Not on a MWBC. And not if improperly wired, (spliced multi circuit neutrals). For instance if on switched lighting circuits the act of turning on the shared circuit light will introduce onto the common neutral current and will use all available courses to return and your body can become a part of that circuit.
 
If you use your meter and read zero volts from hot to neutral with the switch off does this prove 0 potential for shock or once you introduced your body to the circuit you have now added a path and voltage could now be there sense your reading?
Basically yes, as long as everything is wired properly and like Fred mentions, depending where you are at in the circuit if it's a MWBC. Even with the switch on you could touch the neutral and a grounded object and not get a shock. This is the same situation you would have if you were touching the service gear and a water pipe.
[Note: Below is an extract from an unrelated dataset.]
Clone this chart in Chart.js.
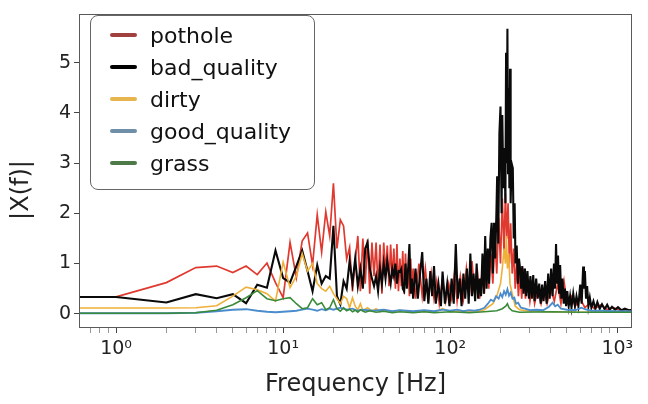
<!DOCTYPE html>
<html>
<head>
<meta charset="utf-8">
<script src="https://cdn.jsdelivr.net/npm/chart.js@4.4.1/dist/chart.umd.min.js"></script>
<style>
  html, body { margin: 0; padding: 0; background: #fff; }
  #wrap { position: relative; width: 648px; height: 404px; }
  #legend {
    position: absolute; left: 90px; top: 15px; width: 225px; height: 175px;
    box-sizing: border-box; border: 1px solid #666; border-radius: 8px;
    background: rgba(255,255,255,0.85); padding-top: 3px;
    font-family: 'DejaVu Sans', sans-serif; font-size: 22px; color: #111;
  }
  .item { height: 32px; display: flex; align-items: center; white-space: nowrap; }
  .swatch { width: 27px; height: 4px; border-radius: 2px; margin-left: 19px; margin-right: 13px; }
</style>
</head>
<body>
<div id="wrap">
  <canvas id="chart" width="648" height="404"></canvas>
  <div id="legend"></div>
</div>
<script>
// Series names, in legend order
const seriesNames = ['pothole', 'bad_quality', 'dirty', 'good_quality', 'grass'];

// |X(f)| spectra (frequency in Hz, amplitude)
const potholeFreq = [0.5, 1, 2, 3, 4, 5, 6, 7, 8, 9,
  10, 11, 12, 13, 14, 15, 16, 17, 18, 19,
  20, 21, 22, 23, 24, 25, 26, 27, 28, 29,
  30, 31, 32, 33, 34, 35, 36, 37, 38, 39,
  40, 41, 42, 43, 44, 45, 46, 47, 48, 49,
  50, 51, 52, 53, 54, 55, 56, 57, 58, 59,
  60, 62, 65, 68, 71, 74, 77, 80, 83, 86,
  90, 94, 98, 102, 106, 110, 115, 120, 125, 130,
  135, 140, 145, 150, 155, 160, 165, 170, 175, 180,
  185, 190, 195, 200, 205, 210, 214, 218, 222, 226,
  230, 235, 240, 245, 250, 256, 262, 268, 275, 282,
  290, 300, 310, 320, 335, 350, 365, 380, 400, 420,
  440, 460, 480, 500, 530, 560, 600, 640, 680, 730,
  800, 870, 950, 1050, 1150, 1300];
const potholeAmp = [0.335, 0.335, 0.62, 0.92, 0.95, 0.82, 0.95, 0.78, 1.01, 0.62,
  0.32, 1.42, 0.72, 1.45, 1.61, 0.97, 1.97, 1.23, 2.03, 1.55,
  2.6, 1.3, 1.87, 1.75, 1.09, 1.32, 0.45, 1.03, 1.55, 0.45,
  1.5, 0.6, 1.48, 0.4, 1.42, 0.75, 1.42, 0.5, 1.38, 0.4,
  1.42, 0.8, 1.36, 0.55, 1.38, 0.7, 1.3, 0.5, 1.39, 0.45,
  1.1, 0.55, 1.25, 0.4, 1.2, 0.6, 0.9, 0.35, 1.1, 0.5,
  0.9, 0.3, 1.0, 0.35, 0.9, 0.25, 0.8, 0.3, 0.65, 0.2,
  0.7, 0.25, 0.6, 0.3, 0.8, 0.25, 0.75, 0.3, 0.9, 0.35,
  1.05, 0.4, 0.9, 0.3, 0.8, 0.4, 1.0, 0.5, 1.2, 0.6,
  1.5, 0.8, 1.9, 1.0, 2.3, 1.2, 2.4, 1.5, 2.2, 1.0,
  1.8, 0.8, 1.3, 0.5, 1.0, 0.35, 0.8, 0.3, 0.9, 0.3,
  0.7, 0.25, 0.6, 0.2, 0.5, 0.2, 0.45, 0.2, 0.5, 0.25,
  0.6, 0.2, 0.65, 0.2, 0.35, 0.15, 0.3, 0.12, 0.2, 0.1,
  0.18, 0.08, 0.12, 0.06, 0.08, 0.06];

const badFreq = [0.5, 1, 2, 3, 4, 5, 6, 7, 8, 9,
  10, 11, 12, 13, 14, 15, 16, 17, 18, 19,
  20, 21, 22, 23, 24, 25, 26, 27, 28, 29,
  30, 31, 32, 33, 34, 35, 36, 37, 38, 39,
  40, 41, 42, 43, 44, 45, 46, 47, 48, 49,
  50, 51, 52, 53, 54, 55, 56, 57, 58, 59,
  60, 62, 64, 66, 68, 70, 72, 74, 76, 78,
  80, 82, 85, 88, 90, 93, 96, 99, 102, 105,
  108, 111, 114, 117, 120, 123, 126, 129, 132, 135,
  138, 141, 144, 147, 150, 153, 156, 159, 162, 165,
  168, 171, 174, 177, 180, 183, 186, 189, 191, 194,
  197, 200, 203, 205, 208, 211, 214, 216, 218, 220,
  222, 224, 226, 228, 230, 233, 237, 240, 243, 246,
  250, 254, 258, 262, 266, 270, 275, 280, 285, 290,
  296, 302, 308, 314, 320, 327, 334, 341, 348, 355,
  362, 370, 378, 386, 394, 402, 410, 418, 424, 430,
  436, 442, 448, 455, 462, 470, 478, 486, 494, 502,
  512, 522, 532, 545, 558, 570, 585, 600, 612, 625,
  632, 640, 650, 660, 672, 685, 700, 720, 740, 760,
  785, 810, 840, 870, 900, 930, 970, 1010, 1060, 1110,
  1170, 1250];
const badAmp = [0.335, 0.335, 0.225, 0.39, 0.31, 0.39, 0.21, 0.58, 0.52, 1.26,
  0.71, 0.62, 0.95, 1.26, 0.85, 0.45, 0.97, 0.6, 0.75, 0.7,
  1.75, 0.35, 0.19, 0.65, 0.5, 1.05, 0.6, 1.1, 0.55, 0.9,
  0.5, 1.3, 1.42, 0.9, 0.7, 0.55, 0.75, 0.45, 0.9, 0.6,
  1.0, 0.7, 1.05, 0.8, 0.6, 0.9, 0.75, 1.0, 0.6, 0.85,
  0.84, 0.9, 0.5, 0.45, 1.0, 0.5, 0.9, 1.39, 0.4, 0.7,
  0.3, 0.9, 0.3, 0.8, 1.23, 0.25, 0.7, 0.2, 0.85, 0.35,
  0.95, 0.2, 0.6, 0.15, 0.84, 0.2, 0.6, 0.15, 0.7, 0.2,
  1.39, 0.3, 0.7, 0.15, 0.8, 0.3, 0.9, 0.2, 1.2, 0.35,
  0.8, 0.25, 1.0, 0.3, 0.7, 0.35, 1.2, 0.4, 1.55, 0.5,
  1.3, 0.6, 1.5, 1.81, 0.8, 1.81, 1.1, 2.0, 2.74, 1.4,
  3.6, 4.13, 2.0, 3.96, 2.5, 3.3, 2.2, 5.2, 3.0, 5.68,
  2.8, 4.5, 2.5, 4.88, 2.2, 3.0, 2.9, 1.5, 2.2, 1.0,
  1.36, 0.6, 1.1, 0.9, 0.5, 0.95, 0.4, 0.9, 0.35, 0.85,
  0.3, 0.75, 0.3, 0.77, 0.25, 0.7, 0.3, 0.6, 0.2, 0.58,
  0.25, 0.65, 0.2, 0.8, 0.3, 0.9, 0.35, 1.0, 0.5, 1.39,
  0.6, 1.16, 0.4, 0.97, 0.3, 0.7, 0.2, 0.5, 0.15, 0.45,
  0.15, 0.35, 0.12, 0.4, 0.15, 0.35, 0.15, 0.58, 0.2, 0.94,
  0.5, 0.85, 0.3, 0.55, 0.15, 0.32, 0.12, 0.25, 0.1, 0.23,
  0.1, 0.19, 0.09, 0.18, 0.08, 0.14, 0.08, 0.13, 0.07, 0.1,
  0.07, 0.08];

const dirtyFreq = [0.5, 1, 2, 3, 4, 5, 6, 7, 8, 9,
  10, 11, 12, 13, 14, 15, 16, 17, 18, 19,
  20, 21, 22, 23, 24, 25, 26, 27, 28, 29,
  30, 32, 34, 36, 38, 40, 45, 50, 60, 70,
  80, 90, 100, 120, 140, 160, 180, 190, 200, 205,
  210, 214, 217, 220, 224, 228, 235, 245, 260, 300,
  400, 600, 1300];
const dirtyAmp = [0.115, 0.115, 0.115, 0.12, 0.16, 0.35, 0.53, 0.48, 0.4, 0.25,
  1.03, 0.52, 0.75, 1.2, 0.85, 1.0, 0.6, 0.5, 0.45, 0.55,
  0.4, 0.3, 0.2, 0.35, 0.3, 0.12, 0.32, 0.15, 0.08, 0.2,
  0.06, 0.12, 0.05, 0.1, 0.04, 0.08, 0.04, 0.07, 0.03, 0.05,
  0.03, 0.1, 0.04, 0.06, 0.03, 0.08, 0.2, 0.35, 0.6, 0.9,
  1.3, 1.0, 1.55, 0.9, 1.2, 0.6, 0.4, 0.15, 0.08, 0.05,
  0.04, 0.03, 0.03];

const goodFreq = [0.5, 1, 2, 3, 4, 5, 6, 7, 8, 9,
  10, 11, 12, 13, 14, 15, 16, 17, 18, 19,
  20, 22, 24, 26, 28, 30, 35, 40, 45, 50,
  60, 70, 80, 90, 100, 110, 120, 130, 140, 150,
  160, 168, 175, 182, 188, 195, 200, 205, 210, 215,
  220, 225, 230, 236, 242, 248, 255, 265, 280, 300,
  330, 360, 390, 410, 425, 440, 460, 500, 560, 610,
  640, 700, 800, 1000, 1300];
const goodAmp = [0.01, 0.01, 0.01, 0.02, 0.05, 0.08, 0.09, 0.06, 0.04, 0.03,
  0.04, 0.05, 0.06, 0.08, 0.1, 0.08, 0.06, 0.09, 0.07, 0.1,
  0.08, 0.12, 0.08, 0.1, 0.06, 0.08, 0.06, 0.08, 0.05, 0.07,
  0.05, 0.07, 0.05, 0.08, 0.06, 0.08, 0.05, 0.07, 0.06, 0.08,
  0.12, 0.2, 0.28, 0.25, 0.35, 0.3, 0.4, 0.33, 0.45, 0.38,
  0.49, 0.36, 0.42, 0.3, 0.32, 0.2, 0.22, 0.12, 0.1, 0.07,
  0.08, 0.07, 0.14, 0.22, 0.15, 0.18, 0.1, 0.08, 0.07, 0.12,
  0.09, 0.06, 0.06, 0.05, 0.05];

const grassFreq = [0.5, 1, 2, 3, 4, 5, 6, 7, 8, 9,
  10, 11, 12, 13, 14, 15, 16, 17, 18, 19,
  20, 21, 22, 23, 24, 25, 26, 27, 28, 29,
  31, 33, 36, 40, 45, 50, 60, 70, 80, 100,
  130, 160, 190, 205, 215, 220, 225, 235, 260, 400,
  600, 1300];
const grassAmp = [0.01, 0.01, 0.01, 0.02, 0.07, 0.18, 0.32, 0.46, 0.3, 0.26,
  0.3, 0.32, 0.2, 0.1, 0.12, 0.3, 0.18, 0.22, 0.08, 0.12,
  0.28, 0.1, 0.05, 0.12, 0.06, 0.09, 0.04, 0.07, 0.03, 0.08,
  0.03, 0.06, 0.03, 0.05, 0.02, 0.04, 0.02, 0.04, 0.02, 0.04,
  0.02, 0.04, 0.06, 0.1, 0.15, 0.2, 0.12, 0.06, 0.03, 0.04,
  0.03, 0.03];

// Axis ticks
const xTickValues = [1, 10, 100, 1000];
const xTickLabels = ['10\u2070', '10\u00b9', '10\u00b2', '10\u00b3'];
const yTickValues = [0, 1, 2, 3, 4, 5];

const seriesFreq = [potholeFreq, badFreq, dirtyFreq, goodFreq, grassFreq];
const seriesAmp = [potholeAmp, badAmp, dirtyAmp, goodAmp, grassAmp];

// line colour, legend swatch colour, line width
const LINE_COLORS = ['#e03a30', '#0a0a0a', '#efb03a', '#4a8ccc', '#3a8a3a'];
const SWATCH_COLORS = ['#a0403f', '#000000', '#e6b54e', '#6f8ea8', '#4d7a48'];
const LINE_WIDTHS = [1.7, 2.1, 1.6, 1.8, 1.6];

const FONT = "'DejaVu Sans', sans-serif";

const datasets = seriesNames.map((name, i) => ({
  label: name,
  data: seriesFreq[i].map((f, k) => ({ x: f, y: seriesAmp[i][k] })),
  borderColor: LINE_COLORS[i],
  backgroundColor: LINE_COLORS[i],
  borderWidth: LINE_WIDTHS[i],
  pointRadius: 0,
  tension: 0,
  fill: false,
  order: seriesNames.length - i   // later series drawn on top
}));

// minor + major ticks on the log axis
function logTicks(min, max) {
  const out = [];
  for (let e = -1; e <= 4; e++) {
    for (let m = 1; m <= 9; m++) {
      const v = m * Math.pow(10, e);
      if (v >= min && v <= max) out.push({ value: v, major: m === 1 });
    }
  }
  return out;
}

const framePlugin = {
  id: 'frame',
  afterDatasetsDraw(chart) {
    const { ctx, chartArea: a } = chart;
    ctx.save();
    ctx.strokeStyle = '#5a5a5a';
    ctx.lineWidth = 1;
    ctx.strokeRect(Math.round(a.left) + 0.5, Math.round(a.top) + 0.5,
      Math.round(a.right - a.left) - 1, Math.round(a.bottom - a.top) - 1);
    // y axis title
    ctx.translate(22, 190);
    ctx.rotate(-Math.PI / 2);
    ctx.font = '24px ' + FONT;
    ctx.fillStyle = '#222';
    ctx.textAlign = 'center';
    ctx.textBaseline = 'middle';
    ctx.fillText('|X(f)|', 0, 0);
    ctx.restore();
  }
};

const X_MIN = 0.64, X_MAX = 1225;

new Chart(document.getElementById('chart'), {
  type: 'line',
  data: { datasets },
  plugins: [framePlugin],
  options: {
    responsive: false,
    animation: false,
    events: [],
    layout: { padding: { top: 5, right: 16, left: 0, bottom: 0 } },
    plugins: { legend: { display: false }, tooltip: { enabled: false } },
    scales: {
      x: {
        type: 'logarithmic',
        min: X_MIN,
        max: X_MAX,
        afterBuildTicks: s => { s.ticks = logTicks(X_MIN, X_MAX); },
        afterFit: s => { s.height = 76; },
        border: { display: false },
        grid: {
          drawOnChartArea: false,
          drawTicks: true,
          tickLength: 5,
          tickColor: c => (c.tick && c.tick.major) ? '#444' : '#999'
        },
        ticks: {
          autoSkip: false,
          maxRotation: 0,
          padding: 5,
          color: '#222',
          font: { family: FONT, size: 19 },
          callback: v => {
            const k = xTickValues.indexOf(v);
            return k >= 0 ? xTickLabels[k] : '';
          }
        },
        title: {
          display: true,
          text: 'Frequency [Hz]',
          color: '#222',
          font: { family: FONT, size: 24 },
          padding: { top: 0, bottom: 5 }
        }
      },
      y: {
        type: 'linear',
        min: -0.284,
        max: 5.964,
        afterBuildTicks: s => { s.ticks = yTickValues.map(v => ({ value: v })); },
        afterFit: s => { s.width = 79; },
        border: { display: false },
        grid: { drawOnChartArea: false, drawTicks: true, tickLength: 5, tickColor: '#444' },
        ticks: {
          padding: 3,
          color: '#222',
          font: { family: FONT, size: 19 }
        }
      }
    }
  }
});

// HTML legend inside the plot
const legendEl = document.getElementById('legend');
seriesNames.forEach((name, i) => {
  const row = document.createElement('div');
  row.className = 'item';
  row.innerHTML = `<span class="swatch" style="background:${SWATCH_COLORS[i]}"></span><span>${name}</span>`;
  legendEl.appendChild(row);
});
</script>
</body>
</html>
If you have a faulty neutral or a bootleg neutral from another circuit in the same junction box then things get more complicated. I hate people that bootleg neutrals.
 
Sorry for my ignorance on this subject. But I’m still having trouble with this. Based on everything you have said it seems that a neutral conductor at a light fixture always has a potential for shock, because if shutting off the switch in that room (isolating the load your servicing)doesn’t limit the potential then shutting off the breaker really wouldn’t either? All neutral conductors on connected in the panel and there would be no way to isolate it. So are you saying there is technically no 100% safe way to work on the neutral conductor at that light? Other than shutting of the main for the whole house to eliminate all loads?


Technically yes, however the odds the of the neutral opening between the main disconnect and sub-panel is rare.

Second, the majority of voltage drop, and thus shock potential comes from the final branch circuit.

Typically if you open the branch breaker (breakers if a MWBC) and nobody has mixed the neutral with other circuits (illegal btw) then you are mostly safe.
 
One thing that I think has not been stressed sufficiently is that if there are either mixed (crossed, or paralleled) neutrals or an MWBC with one side still energized there are two different scenarios to consider:

1. Touching the intact neutral wire and a ground at the same time. This will make you an alternate path for any neutral current back to the utility transformer. But in the case of an intact neutral the voltage across your path will be so low that with intact skin the current will not likely be perceptible, let alone dangerous.
2. Interrupting the neutral path in the course of your work on the circuit. (Even as seemingly innocuous as removing the wire nut from a twisted bundle of neutral wires.) This could potentially put full line voltage between a disconnected neutral end and the neutral home run or a ground, and in the absence of GFI protection could be fatal.